Por outro lado, centrou suas preocupações nas questões macroeconômicas principais e se esqueceu quase totalmente da importância que a dinâmica microeconômica tem no equilíbrio do comércio internacional e na capacidade das empresas brasileiras de produzir com eficiência. Não deu também a relevância devida à dinâmica perversa que a política de juros elevados teve sobre o estoque da dívida pública. Finalmente, permitiu que a dinâmica financeira tomasse conta da formação da taxa de câmbio, com efeitos perversos sobre a atividade econômica e o comércio exterior.
Esses erros podem ser facilmente corrigidos por um presidente que consiga equilibrar sua ação entre a preservação dos fundamentos com uma política que transforme nossa realidade micro. Princípios econômicos sadios e respeito ao lado produtivo são a receita requerida para que reencontremos o caminho do crescimento econômico. Para tanto, será preciso seguir os princípios maiores da teoria econômica contemporânea com uma capacidade de entender e operar nossa economia dentro do mundo imperfeito que existe à nossa volta.

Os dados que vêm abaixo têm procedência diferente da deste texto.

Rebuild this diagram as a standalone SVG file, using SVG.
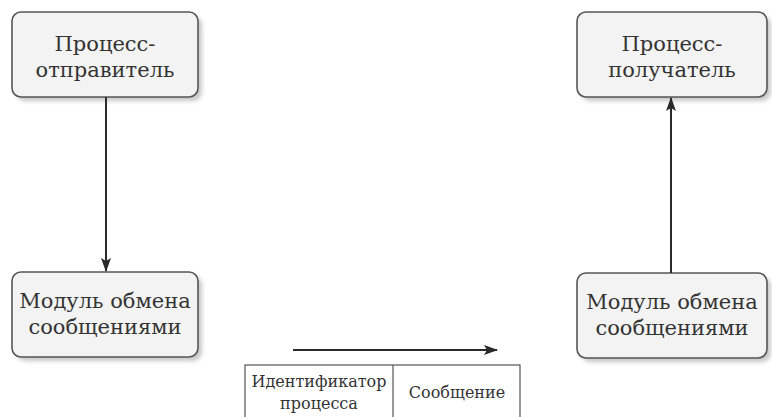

Será um erro imperdoável confundir esses erros de gestão com fracasso estrutural de um modelo econômico que tem tudo para dar certo. Estabilidade monetária, equilíbrio fiscal estrutural, economia aberta e redução da participação direta do governo no campo econômico devem ser compromissos centrais do próximo governo. Menos fundamentalismo ideológico, mais sagacidade para jogar o jogo real do mundo integrado de hoje e capacidade administrativa para operar a máquina do Estado na busca do plano de vôo estabelecido são qualidades necessárias para nossos próximos governantes.


Luiz Carlos Mendonça de Barros, 59, engenheiro e economista, é sócio e editor do site de economia e política Primeira Leitura. Foi presidente do BNDES e ministro das Comunicações (governo FHC).